Non dire: «Sono un ragazzo», perché tu andrai da tutti quelli ai quali ti manderò, e dirai tutto quello che io ti comanderò
Geremia 1, 7

Il Signore disse a Paolo: «Non temere, ma continua a parlare e non tacere; perché io sono con te, e nessuno ti metterà le mani addosso per farti del male; perché io ho un popolo numeroso in questa città»

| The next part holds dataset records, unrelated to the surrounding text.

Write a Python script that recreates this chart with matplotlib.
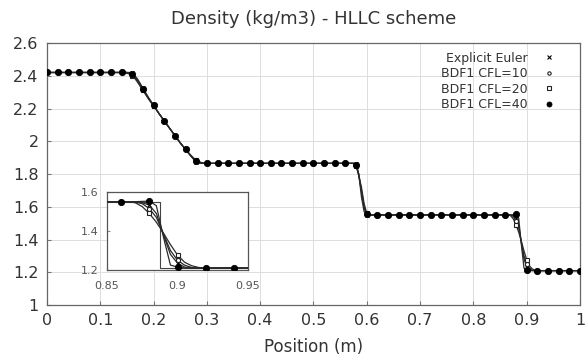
import numpy as np
import matplotlib
matplotlib.use("Agg")
import matplotlib.pyplot as plt
from matplotlib.lines import Line2D

# ---------------- data ----------------
x_pos = np.linspace(0.0, 1.0, 201)          # solution points (m), spacing 0.005

rho_left = 2.42
rho_star_left = 1.865
rho_star_right = 1.55
rho_right = 1.21

# rarefaction fan, x = 0.150 .. 0.290
rare_euler = [2.42, 2.42, 2.415, 2.40, 2.38, 2.352, 2.325, 2.297, 2.27, 2.245, 2.22, 2.195, 2.17, 2.147,
              2.125, 2.102, 2.08, 2.057, 2.035, 2.012, 1.99, 1.97, 1.95, 1.93, 1.91, 1.89, 1.875, 1.867, 1.865]
rare_cfl10 = [2.42, 2.415, 2.405, 2.39, 2.37, 2.345, 2.32, 2.292, 2.265, 2.242, 2.22, 2.195, 2.17, 2.147,
              2.125, 2.102, 2.08, 2.057, 2.035, 2.012, 1.99, 1.97, 1.95, 1.93, 1.91, 1.894, 1.88, 1.871, 1.866]
rare_cfl20 = [2.415, 2.41, 2.40, 2.383, 2.36, 2.335, 2.31, 2.285, 2.26, 2.237, 2.215, 2.192, 2.17, 2.147,
              2.125, 2.102, 2.08, 2.057, 2.035, 2.012, 1.99, 1.97, 1.95, 1.932, 1.915, 1.898, 1.885, 1.876, 1.87]
rare_cfl40 = [2.42, 2.418, 2.41, 2.39, 2.37, 2.345, 2.32, 2.292, 2.265, 2.242, 2.22, 2.195, 2.17, 2.147,
              2.125, 2.102, 2.08, 2.057, 2.035, 2.012, 1.99, 1.97, 1.95, 1.93, 1.91, 1.893, 1.88, 1.872, 1.868]

# contact discontinuity, x = 0.580 .. 0.605
cont_euler = [1.86, 1.80, 1.66, 1.57, 1.552, 1.55]
cont_cfl10 = [1.855, 1.79, 1.69, 1.59, 1.555, 1.55]
cont_cfl20 = [1.85, 1.79, 1.72, 1.62, 1.56, 1.551]
cont_cfl40 = [1.855, 1.80, 1.70, 1.60, 1.555, 1.55]

# shock, x = 0.865 .. 0.915
shock_euler = [1.55, 1.55, 1.545, 1.533, 1.49, 1.38, 1.28, 1.235, 1.215, 1.21, 1.21]
shock_cfl10 = [1.55, 1.549, 1.54, 1.515, 1.47, 1.385, 1.30, 1.25, 1.225, 1.213, 1.21]
shock_cfl20 = [1.55, 1.545, 1.525, 1.49, 1.445, 1.39, 1.33, 1.277, 1.24, 1.222, 1.213]
shock_cfl40 = [1.55, 1.55, 1.552, 1.553, 1.53, 1.37, 1.225, 1.215, 1.211, 1.21, 1.21]

# exact solution near the shock (reference line in the zoom)
x_exact = [0.85, 0.8875, 0.8875, 0.95]
rho_exact = [1.55, 1.55, 1.21, 1.21]

labels = ["Explicit Euler", "BDF1 CFL=10", "BDF1 CFL=20", "BDF1 CFL=40"]

xticks = [0, 0.1, 0.2, 0.3, 0.4, 0.5, 0.6, 0.7, 0.8, 0.9, 1.0]
xtick_labels = ["0", "0.1", "0.2", "0.3", "0.4", "0.5", "0.6", "0.7", "0.8", "0.9", "1"]
yticks = [1.0, 1.2, 1.4, 1.6, 1.8, 2.0, 2.2, 2.4, 2.6]
ytick_labels = ["1", "1.2", "1.4", "1.6", "1.8", "2", "2.2", "2.4", "2.6"]
inset_xticks = [0.85, 0.9, 0.95]
inset_xtick_labels = ["0.85", "0.9", "0.95"]
inset_yticks = [1.2, 1.4, 1.6]
inset_ytick_labels = ["1.2", "1.4", "1.6"]


def build(rare, cont, shock):
    return np.array([rho_left] * 30 + rare + [rho_star_left] * 57 + cont
                    + [rho_star_right] * 51 + shock + [rho_right] * 17)


series = [build(rare_euler, cont_euler, shock_euler),
          build(rare_cfl10, cont_cfl10, shock_cfl10),
          build(rare_cfl20, cont_cfl20, shock_cfl20),
          build(rare_cfl40, cont_cfl40, shock_cfl40)]

styles = [dict(marker="x", ms=3.0, mfc="black", mec="black", mew=0.8),
          dict(marker="o", ms=3.0, mfc="white", mec="#222222", mew=0.8),
          dict(marker="s", ms=3.0, mfc="white", mec="#222222", mew=0.8),
          dict(marker="o", ms=4.5, mfc="black", mec="black", mew=0.6)]

# ---------------- figure ----------------
fig = plt.figure(figsize=(5.85, 3.59), dpi=100)
ax = fig.add_axes([0.0803, 0.1504, 0.9111, 0.7298])

text_col = "#333333"
line_col = "#2a2a2a"


def draw(a, exact=False):
    if exact:
        a.plot(x_exact, rho_exact, color="#444444", lw=0.8, zorder=2)
    for y, st in zip(series, styles):
        a.plot(x_pos, y, color=line_col, lw=0.9, zorder=3)
        a.plot(x_pos, y, ls="none", markevery=4, zorder=4, **st)


draw(ax)
ax.set_xlim(0, 1)
ax.set_ylim(1.0, 2.6)
ax.set_xticks(xticks)
ax.set_xticklabels(xtick_labels)
ax.set_yticks(yticks)
ax.set_yticklabels(ytick_labels)
ax.grid(True, color="#dddddd", lw=0.7)
ax.set_axisbelow(True)
ax.tick_params(direction="in", length=3, colors="#777777", labelcolor=text_col,
               labelsize=11.5, pad=6)
for s in ax.spines.values():
    s.set_color("#666666")
    s.set_linewidth(0.9)

fig.text(0.5359, 1 - 19 / 359, "Density (kg/m3) - HLLC scheme", fontsize=13,
         color=text_col, ha="center", va="center")
ax.set_xlabel("Position (m)", fontsize=12, color=text_col)
ax.xaxis.set_label_coords(0.5, -(347 - 305) / 262)
ax.xaxis.label.set_va("center")

handles = [Line2D([], [], ls="none", **dict(st, ms=st["ms"] * 0.8)) for st in styles]
leg = ax.legend(handles, labels, loc="upper right", frameon=False, markerfirst=False,
                fontsize=9, labelspacing=0.2, handlelength=1.0, handletextpad=1.2,
                bbox_to_anchor=(0.967, 0.995), borderaxespad=0.2)
for t in leg.get_texts():
    t.set_color(text_col)

# ---------------- inset ----------------
ins = fig.add_axes([107 / 585, 1 - 270 / 359, 141 / 585, 78 / 359])
ins.set_facecolor("white")
draw(ins, exact=True)
ins.set_xlim(0.85, 0.95)
ins.set_ylim(1.2, 1.6)
ins.set_xticks(inset_xticks)
ins.set_xticklabels(inset_xtick_labels)
ins.set_yticks(inset_yticks)
ins.set_yticklabels(inset_ytick_labels)
ins.tick_params(direction="in", length=2, colors="#888888", labelcolor="#555555",
                labelsize=8, pad=6)
ins.tick_params(axis="x", pad=8)
for s in ins.spines.values():
    s.set_color("#555555")
    s.set_linewidth(0.9)

fig.savefig("out.png", dpi=100)
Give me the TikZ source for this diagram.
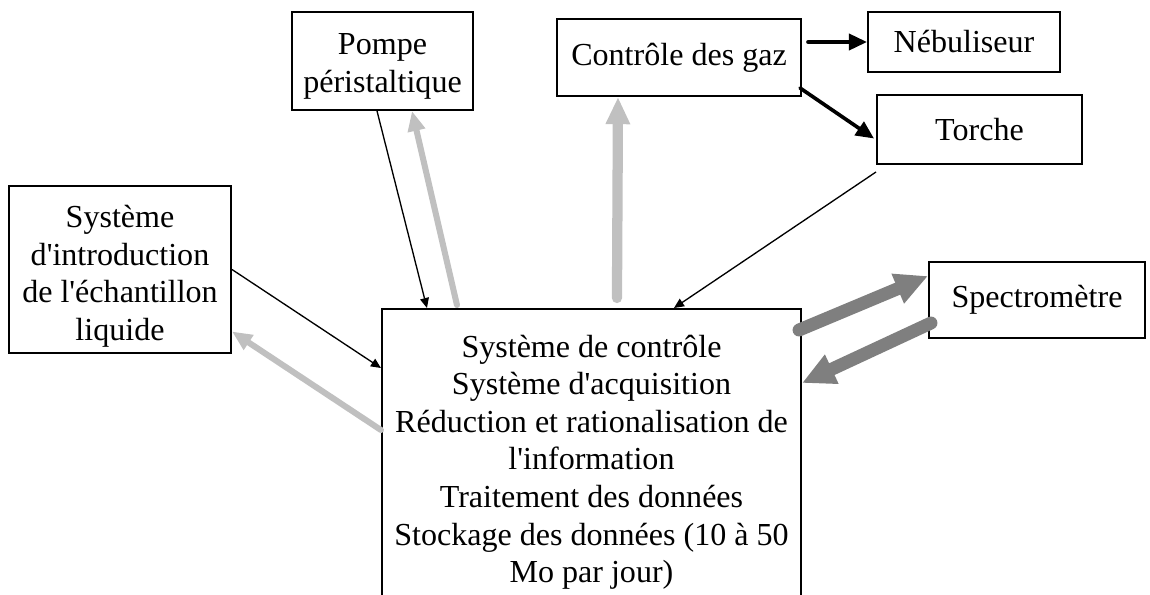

Atti degli apostoli 18, 9-10

Il profeta Geremia è uno dei profeti più vocati, più profondi e contemporaneamente più “sfortunati” e provati dell’intera Bibbia. Annunciatore di catastrofi, incaricato di proclamare i duri giudizi di Dio. Uomo familiare con la sofferenza, con la tristezza, con l’amarezza; arriverà al punto di maledire il giorno della sua nascita, l’intera sua vita, vita che dal giorno del suo concepimento ha a che fare con Dio. Geremia fu pensato da Dio prima della sua venuta al mondo, Geremia nasce per essere profeta dell’Onnipotente. Ve ne sono alcuni mandati, altri che vanno da soli senza che nessuno li abbia mandati, altri che nascono soltanto per essere mandati. Mandati a dire quello che Dio vorrà. Geremia si sente inadeguato e troppo giovane; ha quasi paura di quelle che saranno parole non sue, parole di un Dio estremamente serio e fedele. E spesso la vera vocazione è suscitata nella vita di persone, ad occhi umani, inadatte e ritrose e le spinge su lidi sconosciuti, dove si vivrà un’appartenenza a Dio esclusiva, assoluta ma, al contempo, totalizzante perché avrai realizzato il destino della tua vita: nascere per servire l’Altissimo. È da poco passato l’anniversario della Riforma. Lutero scriveva: «Se avessi saputo al principio, quando ho cominciato a scrivere, quel che ho provato e visto ora, cioè a che punto la gente odia la parola di Dio e con quale violenza si oppone ad essa, in verità sarei stato zitto. Ma Dio mi ha spinto avanti come una mula a cui siano stati bendati gli occhi perché non veda quelli che le corrono contro. Così sono stato spinto mio malgrado al ministero dell’insegnamento e della predicazione; ma se avessi saputo quello che so ora, dieci cavalli non sarebbero bastati per spingermi a compierlo». Il Signore sostenga con la sua potenza quel “mio malgrado” che caratterizza l’esistenza dei suoi servitori. Il Signore stesso ci consoli e ci dia la forza.